Look, I’m just saying that he has two parents who can overthink their way into worrying about pretty much anything the future might hold for him, from terrorist dirty bomb attacks because we live near DC to developmental lags because we can’t get him to eat a lot beyond yogurt and chicken nuggets, but we seem to have dodged the endocrine disrupter bullet. Testosterone deficiency does not worry us AT ALL.

And not that the argument needed bolstering, but yesterday I got home from work with little guy in tow, and I pulled into the garage as is the new custom. I park on the left side of the garage, which means my driver’s side door opens into a wall, against which rest the little guy’s stroller and his push trike. As you can imagine, our precious Formula One infatuee adores both of those, especially the trike. It can in fact be hard to get him in the house if he’s decided that what he really needs is a few spins around the block on said trike, assuming I can even say no to a plaintive “Daddy push?” and head for the front door myself.

I’d been in the habit of getting the little guy out of the backseat via the rear driver’s side door, because it was closest, and that worked fine when I was parking in the driveway and the garage could remain closed and the trike well-hidden. Now that I’m parking so that the rear driver’s side door is essentially on top of the trike, I decided a different strategy was in order. I got out, walked around the car, and opened the rear passenger’s side door to extract my boy. Smooth move, right? The trike would be blocked by the car, out of sight out of mind, and since we were slightly late getting home due to even more inexplicably egregious 66 traffic than usual, we could get inside and get down to the business of dinner and other pre-bedtime rituals.

So I set the little guy on his feet on the garage floor and closed the rear door and opened the front passenger door to retrieve my work bag. Meanwhile the little guy very nonchalantly walked around the back of the car, straight to his trike, and was astraddle it by the time I caught up with him, as he looked back over his shoulder hopefully. “Daddy push?”

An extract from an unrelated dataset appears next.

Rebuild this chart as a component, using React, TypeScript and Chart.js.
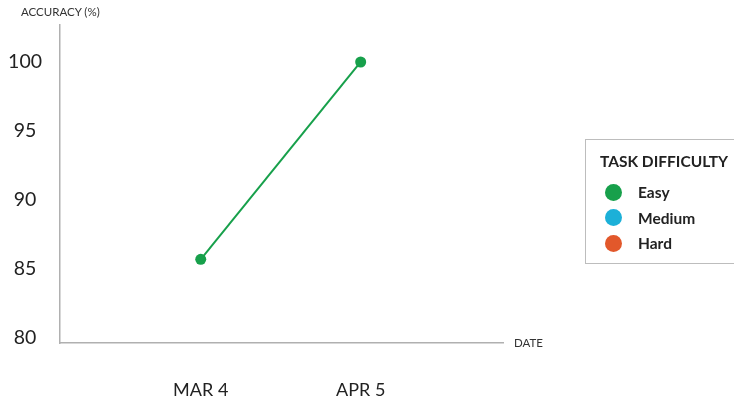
import React, { useEffect, useRef } from "react";
import { Chart, registerables } from "chart.js";

Chart.register(...registerables);

const categories = ["MAR 4", "APR 5"];
const easyValues = [85.7, 100];
const mediumValues: number[] = [];
const hardValues: number[] = [];
const yTickValues = [80, 85, 90, 95, 100];
const legendTitle = "TASK DIFFICULTY";
const seriesNames = ["Easy", "Medium", "Hard"];
const seriesColors = ["#17a04b", "#1cb0d8", "#e2582b"];

const FONT = "Lato, 'Open Sans', sans-serif";

export default function App() {
  const canvasRef = useRef<HTMLCanvasElement | null>(null);

  useEffect(() => {
    const canvas = canvasRef.current;
    if (!canvas) return;
    const chart = new Chart(canvas, {
      type: "line",
      data: {
        datasets: [
          {
            label: seriesNames[0],
            data: easyValues.map((v, i) => ({ x: i, y: v })),
            borderColor: seriesColors[0],
            backgroundColor: seriesColors[0],
            borderWidth: 2,
            pointRadius: 5.5,
            pointBorderWidth: 0,
          },
          {
            label: seriesNames[1],
            data: mediumValues.map((v, i) => ({ x: i, y: v })),
            borderColor: seriesColors[1],
            backgroundColor: seriesColors[1],
          },
          {
            label: seriesNames[2],
            data: hardValues.map((v, i) => ({ x: i, y: v })),
            borderColor: seriesColors[2],
            backgroundColor: seriesColors[2],
          },
        ],
      },
      options: {
        responsive: false,
        animation: false,
        devicePixelRatio: 1,
        layout: { padding: { top: 25, right: 231, left: 0, bottom: 0 } },
        plugins: { legend: { display: false }, tooltip: { enabled: false } },
        scales: {
          x: {
            type: "linear",
            min: -0.88,
            max: 1.89,
            afterBuildTicks: (scale: any) => {
              scale.ticks = categories.map((_, i) => ({ value: i }));
            },
            afterFit: (scale: any) => {
              scale.height = 60;
              scale.paddingLeft = 0;
              scale.paddingRight = 0;
            },
            grid: { display: true, drawOnChartArea: false, drawTicks: false },
            border: { display: true, color: "#b0b0b0", width: 1.5 },
            ticks: {
              padding: 36,
              color: "#222",
              font: { family: FONT, size: 18 },
              maxRotation: 0,
              callback: (v: any) => categories[Math.round(Number(v))] ?? "",
            },
          },
          y: {
            type: "linear",
            min: 79.64,
            max: 102.68,
            afterBuildTicks: (scale: any) => {
              scale.ticks = yTickValues.map((v) => ({ value: v }));
            },
            afterFit: (scale: any) => {
              scale.width = 60;
              scale.paddingTop = 0;
              scale.paddingBottom = 0;
            },
            grid: { display: true, drawOnChartArea: false, drawTicks: false },
            border: { display: true, color: "#b0b0b0", width: 1.5 },
            ticks: {
              padding: 18,
              crossAlign: "center",
              color: "#222",
              font: { family: FONT, size: 19.5 },
            },
          },
        },
      },
    } as any);
    return () => chart.destroy();
  }, []);

  return (
    <div
      style={{
        position: "fixed",
        left: 0,
        top: 0,
        width: 734,
        height: 403,
        background: "#fff",
        overflow: "hidden",
        fontFamily: FONT,
      }}
    >
      <canvas
        ref={canvasRef}
        width={734}
        height={403}
        style={{ position: "absolute", left: 0, top: 0, width: 734, height: 403 }}
      />
      <div
        style={{
          position: "absolute",
          left: 21,
          top: 5,
          fontSize: 11.5,
          color: "#333",
          whiteSpace: "nowrap",
          lineHeight: "14px",
        }}
      >
        ACCURACY (%)
      </div>
      <div
        style={{
          position: "absolute",
          left: 514,
          top: 336,
          fontSize: 11.5,
          color: "#333",
          whiteSpace: "nowrap",
          lineHeight: "14px",
        }}
      >
        DATE
      </div>
      <div
        style={{
          position: "absolute",
          left: 585,
          top: 139,
          width: 200,
          height: 125,
          border: "1px solid #bdbdbd",
          boxSizing: "border-box",
        }}
      >
        <div
          style={{
            position: "absolute",
            left: 14,
            top: 11,
            fontSize: 15.5,
            fontWeight: 700,
            color: "#222",
            whiteSpace: "nowrap",
            lineHeight: "20px",
          }}
        >
          {legendTitle}
        </div>
        {seriesNames.map((name, i) => (
          <div
            key={name}
            style={{
              position: "absolute",
              left: 19,
              top: 43 + i * 25.5,
              height: 18,
              display: "flex",
              alignItems: "center",
              whiteSpace: "nowrap",
            }}
          >
            <span
              style={{
                display: "inline-block",
                width: 17,
                height: 17,
                borderRadius: "50%",
                background: seriesColors[i],
              }}
            />
            <span
              style={{
                marginLeft: 16,
                fontSize: 15.5,
                fontWeight: 700,
                color: "#222",
              }}
            >
              {name}
            </span>
          </div>
        ))}
      </div>
    </div>
  );
}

Daddy pushover, really. Although I like to rationalize what happened next as something of a compromise. I pulled the trike out from between the car and the wall and wheeled it to the door leading into the house, through the den, and out the back sliding glass door onto the deck, which was where we were headed anyway to let the dogs have their customary supervised evening romp after a day home alone. The little guy got a few laps up and down the deck, and then I was able to move the whole party inside for dinners with minimal resistance.

Anyway, knowing where something is even when you can’t see it, that’s pretty advanced spatial reasoning, right? The thing guys are supposedly slightly better at, or so we are flattered to hear when it falls upon us to pack twenty-two cubic feet worth of luggage in a thirteen cubic foot car trunk? Or maybe it’s not so much that my little guy is stockpiling the glial juice necessary to keep a mental map of the relative positions of desired objects and room orientation and intervening obstacles updated and accurate; maybe he’s just a frood who knows where his trike is.